Now that you have experienced biological motion, try your hand at disrupting biological motion.
In this activity, You can try two of the major ways to disrupt biological motion, inversion and scrambling. In inversion, the figure is upside down. That is the default situation here. People, even infants, have a harder time recognizing this motion as being from a person walking. In scrambling, the relative positions of the dots are moved to different positions, but they still have the same motions. So the left foot will move as the left foot always does, but it might be nearer to where the shoulder is. People generally just see a jumble of motion. These two conditions, inverted and scrambled, tend to make it so that we do not see a person walking, just a jumble of dots.
To see the illustration in full screen, which is recommended, press the Full Screen button, which appears at the top of the page.
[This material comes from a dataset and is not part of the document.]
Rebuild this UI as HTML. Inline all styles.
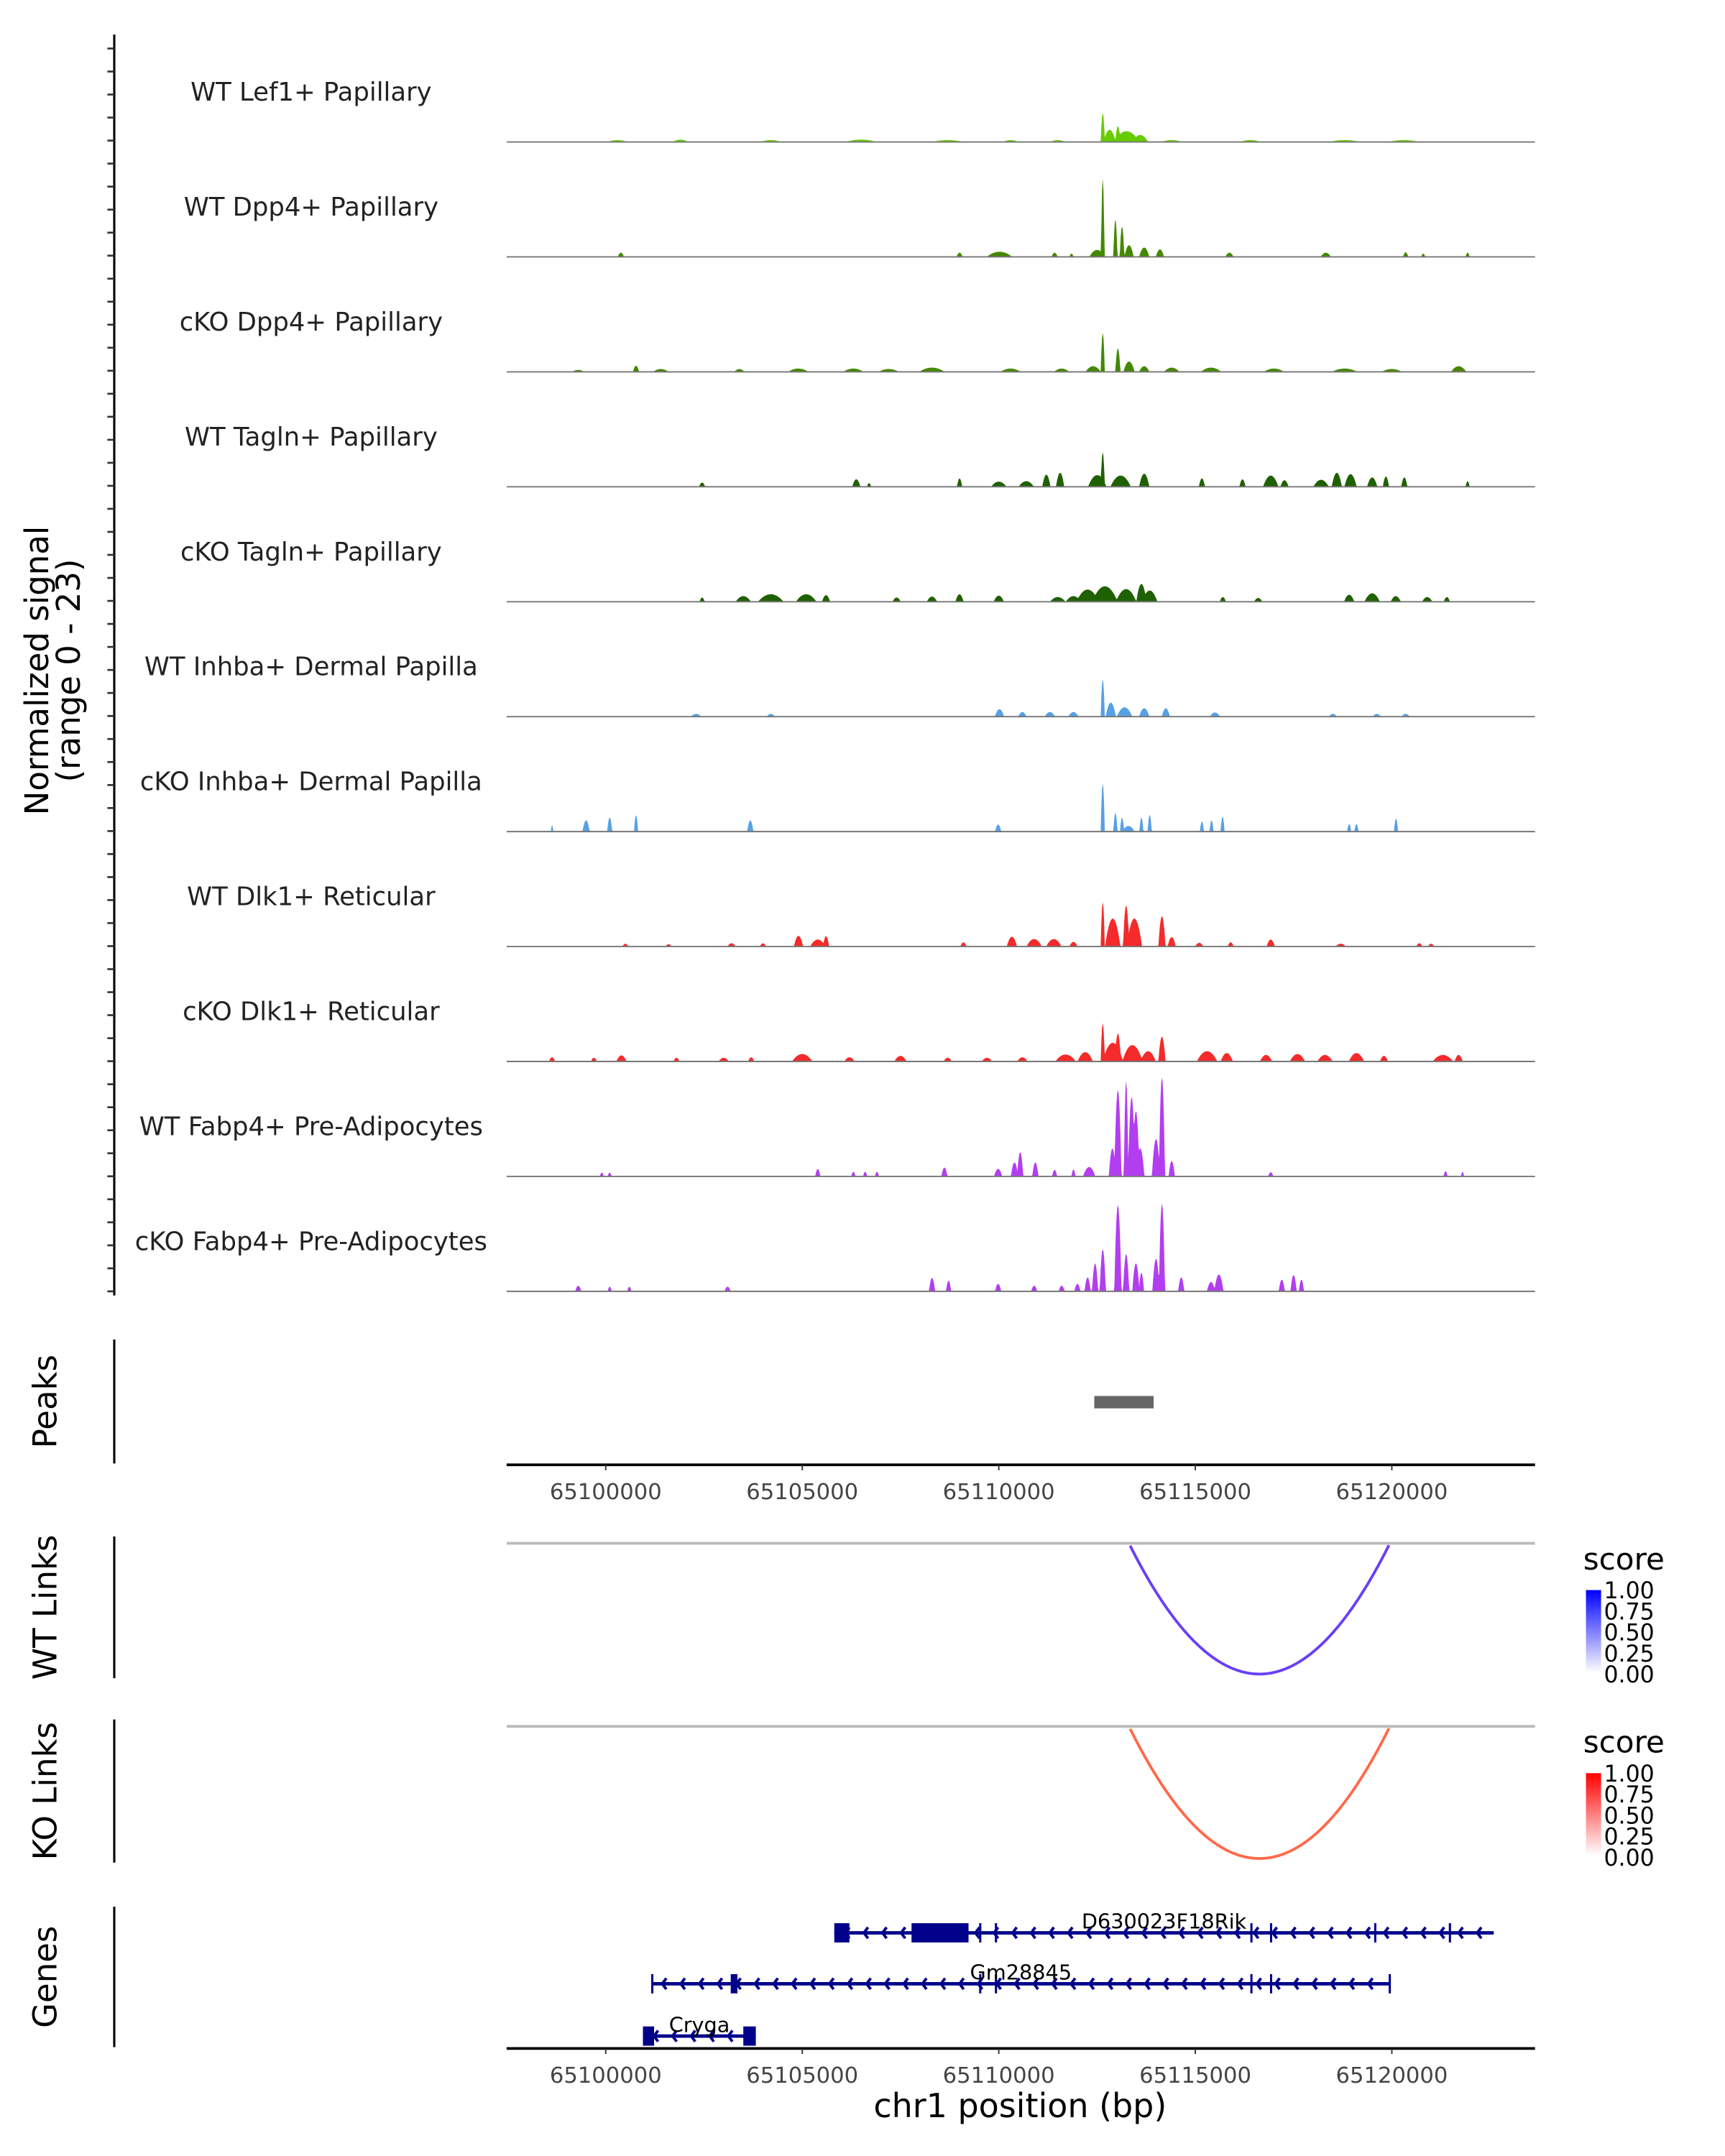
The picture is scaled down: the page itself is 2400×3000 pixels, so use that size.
<!DOCTYPE html>
<html><head><meta charset="utf-8">
<style>
html,body{margin:0;padding:0;background:#fff;}
svg{display:block;}
text{font-family:"DejaVu Sans","Liberation Sans",sans-serif;}
</style></head>
<body>
<svg id="chart" width="2400" height="3000" viewBox="0 0 1253 1566" xmlns="http://www.w3.org/2000/svg">
<g id="tracks"></g>
<g id="peaks"></g>
<g id="links"></g>
<g id="genes"></g>
</svg>
<script>
// ---------- data ----------
const trackNames = ["WT Lef1+ Papillary","WT Dpp4+ Papillary","cKO Dpp4+ Papillary","WT Tagln+ Papillary","cKO Tagln+ Papillary","WT Inhba+ Dermal Papilla","cKO Inhba+ Dermal Papilla","WT Dlk1+ Reticular","cKO Dlk1+ Reticular","WT Fabp4+ Pre-Adipocytes","cKO Fabp4+ Pre-Adipocytes"];
const trackColors = ["#66cc00","#448800","#448800","#1f6100","#1f6100","#56a0e6","#56a0e6","#f52a2a","#f52a2a","#b23ef0","#b23ef0"];
const axisTicks = [65100000,65105000,65110000,65115000,65120000];
const regionStart = 65097478, regionEnd = 65123643;
const signalMax = 23;
// peaks per track: [position bp, height (0-23), half-width bp]
const sig0 = [[65112645,6.2,40],[65112820,2.6,120],[65113030,3.4,50],[65113250,2.3,250],[65113600,1.5,150],[65100300,0.4,200],[65101900,0.5,150],[65104200,0.4,200],[65106500,0.5,300],[65108700,0.4,300],[65110300,0.4,150],[65111500,0.4,150],[65114400,0.4,200],[65116400,0.4,200],[65118800,0.4,300],[65120300,0.4,300]];
const sig1 = [[65112645,16.8,35],[65112967,8,40],[65113136,6.5,45],[65113314,2.5,90],[65113700,2,100],[65114100,1.6,80],[65112500,1.5,150],[65100385,0.9,60],[65109002,0.9,60],[65110018,1.1,250],[65111420,0.9,60],[65111850,0.7,40],[65115868,0.9,80],[65118320,0.9,100],[65120352,1,50],[65120800,0.7,40],[65121928,0.9,40]];
const sig2 = [[65112645,8.3,40],[65113030,5,50],[65113314,2.2,110],[65113700,1.2,100],[65112400,1.2,150],[65099300,0.4,120],[65100771,1.3,60],[65101400,0.6,150],[65103400,0.6,100],[65104900,0.7,200],[65106300,0.7,200],[65107200,0.6,200],[65108300,0.9,250],[65110300,0.7,200],[65111600,0.7,150],[65114400,0.9,150],[65115400,0.9,200],[65117000,0.7,200],[65118800,0.7,250],[65120000,0.6,200],[65121700,1.2,150]];
const sig3 = [[65112645,7.4,40],[65112505,2.5,180],[65113100,2.4,200],[65113700,2.8,100],[65102452,0.9,60],[65106375,1.6,80],[65106700,0.8,40],[65109002,1.8,50],[65110000,1.1,150],[65110700,1.2,150],[65111210,2.6,80],[65111560,3,80],[65115168,1.8,60],[65116200,1.6,60],[65116919,2.4,150],[65117269,1.4,80],[65118200,1.5,150],[65118600,3,100],[65118950,2.7,120],[65119500,2,100],[65119850,2.2,60],[65120317,2,60],[65121928,1.2,40]];
const sig4 = [[65112260,2.6,220],[65112700,3.3,250],[65113240,2.7,200],[65113629,3.8,100],[65113840,2.4,150],[65111900,1.2,150],[65111500,1,150],[65102452,0.9,50],[65103500,1.2,150],[65104200,1.6,250],[65105100,1.6,200],[65105605,1.4,80],[65107400,0.9,80],[65108300,1.1,100],[65109000,1.6,80],[65110000,1.3,100],[65115700,1,60],[65116600,0.8,80],[65118915,1.5,100],[65119500,1.8,150],[65120100,1.2,100],[65120900,1,100],[65121400,1,60]];
const sig5 = [[65112645,8,40],[65112850,3,100],[65113200,2,150],[65113700,1.8,100],[65114250,1.8,80],[65102300,0.6,100],[65104200,0.6,80],[65110018,1.6,90],[65110600,1,80],[65111300,1,100],[65111900,1,100],[65115500,0.9,100],[65118500,0.6,80],[65119617,0.6,80],[65120352,0.6,80]];
const sig6 = [[65112645,10.3,40],[65112967,4,40],[65113136,3,40],[65113629,3,40],[65113840,3.6,40],[65113300,1.2,120],[65115168,2.2,40],[65115413,2.4,40],[65115693,3.2,40],[65098634,1.5,20],[65099500,2.4,70],[65100100,3,50],[65100771,3.5,40],[65103678,2.4,60],[65109983,1.5,60],[65118915,1.6,40],[65119100,1.6,40],[65120107,2.8,40]];
const sig7 = [[65112645,9.5,40],[65112900,6,150],[65113240,8.8,60],[65113450,6,150],[65114151,6.5,70],[65114400,2,80],[65100500,0.6,60],[65101600,0.5,60],[65103200,0.7,80],[65104000,0.7,60],[65104904,2.3,90],[65105395,1.5,150],[65105605,2.2,60],[65109100,0.9,60],[65110334,2.1,100],[65110900,1.6,150],[65111400,1.6,150],[65111900,1,80],[65115100,0.8,80],[65115900,0.9,60],[65116919,1.5,80],[65118700,0.6,100],[65120700,0.7,60],[65121000,0.6,60]];
const sig8 = [[65112645,8.2,40],[65113030,6,60],[65112900,4,200],[65113400,3.5,200],[65114151,5.3,70],[65113800,2.2,150],[65112200,2,150],[65111700,1.5,200],[65115300,2.2,200],[65115800,1.8,120],[65098634,0.9,60],[65099700,0.8,60],[65100400,1.3,100],[65101800,0.8,60],[65103000,0.8,100],[65103700,0.9,60],[65105000,1.6,200],[65106200,0.9,100],[65107500,1.2,120],[65108700,0.8,80],[65109700,0.8,100],[65110600,0.9,100],[65116800,1.4,120],[65117600,1.6,150],[65118300,1.4,150],[65119100,1.8,150],[65119800,1.2,80],[65121300,1.4,200],[65121700,1.4,80]];
const sig9 = [[65112890,6,70],[65113030,18.5,70],[65113240,20.5,45],[65113380,17,70],[65113489,14,70],[65113600,6,80],[65114151,21.2,60],[65114000,8,80],[65114400,3.3,60],[65112300,2,120],[65110544,5.2,60],[65110400,3,70],[65110930,3,60],[65111900,1.5,40],[65099900,0.8,40],[65100100,0.8,40],[65105395,1.6,50],[65106300,1,40],[65106600,1,40],[65106900,1,40],[65108617,1.9,60],[65109983,1.6,80],[65111420,1.4,50],[65116919,0.9,50],[65121368,1.1,40],[65121800,1,30]];
const sig10 = [[65112260,3,60],[65112450,6,60],[65112645,9,60],[65113030,18.5,70],[65113240,8,60],[65113489,6,70],[65113629,4,50],[65114151,18.8,60],[65114000,7,70],[65114642,3,60],[65115600,3.6,90],[65115400,2,80],[65117200,2.5,60],[65117500,3.5,60],[65117700,2.5,50],[65099300,1.2,60],[65100100,1,40],[65100600,1,40],[65103100,1,60],[65108302,2.9,60],[65108722,2.3,50],[65109983,1.6,60],[65110900,1.2,60],[65111600,1.2,60],[65112000,1.6,60]];
const signals = [sig0,sig1,sig2,sig3,sig4,sig5,sig6,sig7,sig8,sig9,sig10];
const peakRegions = [[65112430,65113940]];
const wtLinks = [[65112430,65120830,0.75]];
const koLinks = [[65112430,65120830,0.6]];
const genesData = [
 {name:"D630023F18Rik", start:65105815, end:65122593, row:0, exons:[[65105815,65106200,1],[65107780,65109230,1],[65109500,65109560,0],[65109900,65109960,0],[65116400,65116460,0],[65116900,65116960,0],[65119550,65119600,0],[65121450,65121500,0]]},
 {name:"Gm28845", start:65101156, end:65119967, row:1, exons:[[65101156,65101200,0],[65103180,65103350,1],[65109500,65109560,0],[65109900,65109960,0],[65116400,65116460,0],[65116900,65116960,0],[65119920,65119967,0]]},
 {name:"Cryga", start:65100946, end:65103818, row:2, exons:[[65100946,65101230,1],[65103500,65103818,1]]}
];
// ---------- helpers ----------
const NS="http://www.w3.org/2000/svg";
const X0=368, X1=1115;
function xs(bp){return X0+(bp-regionStart)/(regionEnd-regionStart)*(X1-X0);}
function mk(tag,attrs,parent,txt){const e=document.createElementNS(NS,tag);for(const k in attrs)e.setAttribute(k,attrs[k]);if(txt!==undefined)e.textContent=txt;parent.appendChild(e);return e;}
const tg=document.getElementById('tracks');
let ax=mk('line',{x1:83,y1:25,x2:83,y2:941,stroke:'#000','stroke-width':1.6},tg);

for(let y=938;y>=30;y-=16.72){mk('line',{x1:78,y1:y,x2:83,y2:y,stroke:'#333','stroke-width':1.4},tg);}
let yt=mk('text',{x:0,y:0,'font-size':23.5,'text-anchor':'middle',transform:'translate(40,487) rotate(-90)',fill:'#000'},tg);

mk('tspan',{x:0,dy:-5},yt,'Normalized signal');mk('tspan',{x:0,dy:23},yt,'(range 0 - 23)');
const trackH=83.5, pxPerUnit=78/signalMax;
signals.forEach((pk,i)=>{
  const base=103+i*trackH;
  const g=mk('g',{},tg);
  
  const lab=mk('text',{x:226,y:base-30,'font-size':18.5,'text-anchor':'middle',fill:'#222'},g,trackNames[i]);
  
  let d='M'+X0+','+base;
  for(let x=X0;x<=X1;x+=0.5){
    const bp=regionStart+(x-X0)/(X1-X0)*(regionEnd-regionStart);
    let v=0;
    for(const p of pk){const w=(p[2]||60)*1.3;const dd=Math.abs(bp-p[0]);if(dd<w){const r=dd/w;const t=p[1]*(1-r*r);if(t>v)v=t;}}
    d+=' L'+x.toFixed(1)+','+(base-v*pxPerUnit).toFixed(2);
  }
  d+=' L'+X1+','+base+' Z';
  const ar=mk('path',{d:d,fill:trackColors[i],stroke:'none'},g);
  
  mk('line',{x1:X0,y1:base,x2:X1,y2:base,stroke:'#777','stroke-width':1},g);
});
function xAxis(parent,y,name){
  const g=mk('g',{},parent);
  mk('line',{x1:X0,y1:y,x2:X1,y2:y,stroke:'#000','stroke-width':2},g);
  axisTicks.forEach(t=>{const x=xs(t);mk('line',{x1:x,y1:y,x2:x,y2:y+4,stroke:'#333','stroke-width':1},g);
    const tl=mk('text',{x:x,y:y+25,'font-size':16,'text-anchor':'middle',fill:'#444'},g,String(t));
    });
}
function panelAxis(parent,y1,y2,label,name){
  mk('line',{x1:83,y1:y1,x2:83,y2:y2,stroke:'#000','stroke-width':1.6},parent);
  const t=mk('text',{x:0,y:0,'font-size':23.5,'text-anchor':'middle',transform:'translate(41,'+((y1+y2)/2)+') rotate(-90)',fill:'#000'},parent,label);
  
}
const pg=document.getElementById('peaks');
panelAxis(pg,973,1063,'Peaks','peaks-axis-title');
peakRegions.forEach(r=>{const b=mk('rect',{x:xs(r[0]),y:1014,width:xs(r[1])-xs(r[0]),height:9,fill:'#666'},pg);
  });
xAxis(pg,1064,'peaks-x-axis');
const lg=document.getElementById('links');
function linkPanel(top,bottom,label,links,hi,name,gid){
  const g=mk('g',{},lg);
  panelAxis(g,top-5,bottom,label,name+'-title');
  const base=top;
  mk('line',{x1:X0,y1:base,x2:X1,y2:base,stroke:'#bbb','stroke-width':2},g);
  links.forEach(l=>{
    const a=xs(l[0]),b=xs(l[1]);const depth=(bottom-3-base);
    let d='';
    for(let x=Math.max(a,X0);x<=b;x+=1){const u=(x-(a+b)/2)/((b-a)/2);let y=base+depth*(1-u*u)*1.6-depth*0.6;
      if(y<base) continue; d+=(d?' L':'M')+x.toFixed(1)+','+y.toFixed(2);}
    const c=mk('path',{d:d,fill:'none',stroke:hi==='blue'?'#6a3ef7':'#ff6a4a','stroke-width':2},g);
    
  });
  const defs=mk('defs',{},g);const gr=mk('linearGradient',{id:gid,x1:0,y1:1,x2:0,y2:0},defs);
  mk('stop',{offset:0,'stop-color':'#ffffff'},gr);mk('stop',{offset:1,'stop-color':hi==='blue'?'#0000ff':'#ff0000'},gr);
  const lt=mk('text',{x:1150,y:top+19,'font-size':22,fill:'#000'},g,'score');
  
  const cb=mk('rect',{x:1152,y:top+34,width:11,height:60,fill:'url(#'+gid+')'},g);
  
  ['1.00','0.75','0.50','0.25','0.00'].forEach((s,k)=>{mk('text',{x:1165,y:top+40+k*15.3,'font-size':16.5,fill:'#000'},g,s);});
}
linkPanel(1121,1219,'WT Links',wtLinks,'blue','wt-links','gradBlue');
linkPanel(1254,1353,'KO Links',koLinks,'red','ko-links','gradRed');
const gg=document.getElementById('genes');
panelAxis(gg,1385,1487,'Genes','genes-axis-title');
const rowY=[1404,1441,1479];
genesData.forEach(gn=>{
  const g=mk('g',{},gg);
  const y=rowY[gn.row];const a=xs(gn.start),b=xs(gn.end);
  mk('line',{x1:a,y1:y,x2:b,y2:y,stroke:'#00008b','stroke-width':2.5},g);
  for(let x=a+8;x<b-4;x+=13.5){mk('path',{d:'M'+(x+3)+','+(y-4)+' L'+x+','+y+' L'+(x+3)+','+(y+4),fill:'none',stroke:'#00008b','stroke-width':2},g);}
  gn.exons.forEach(e=>{const ea=xs(e[0]),eb=xs(e[1]);
    if(e[2]) mk('rect',{x:ea,y:y-7,width:Math.max(eb-ea,2),height:14,fill:'#00008b'},g);
    else mk('rect',{x:ea,y:y-7,width:1.6,height:14,fill:'#00008b'},g);});
  const lab=mk('text',{x:(a+b)/2,y:y-3,'font-size':15,'text-anchor':'middle',fill:'#000'},g,gn.name);
  
});
xAxis(gg,1488,'genes-x-axis');
const xt=mk('text',{x:741,y:1538,'font-size':24,'text-anchor':'middle',fill:'#000'},gg,'chr1 position (bp)');

</script>
</body></html>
On the Illustration tab, you can start, stop and alter the motion of squares to experience optic flow.
Below is a list of the ways that you can alter the illustration. The settings include the following:
Move: start and stop the motion of the walkder.
Invert: draw the walker upside down.
Scramble: randomize the position of dots, preserving their absolute motion.
Direction: rotate the walker so it is walking a different direction. Holding the plus (+) or minus (-) sign down will continuously change the walking direction.
Speed: change how fast the walker is walking.
Pressing this button restores the settings to their default values.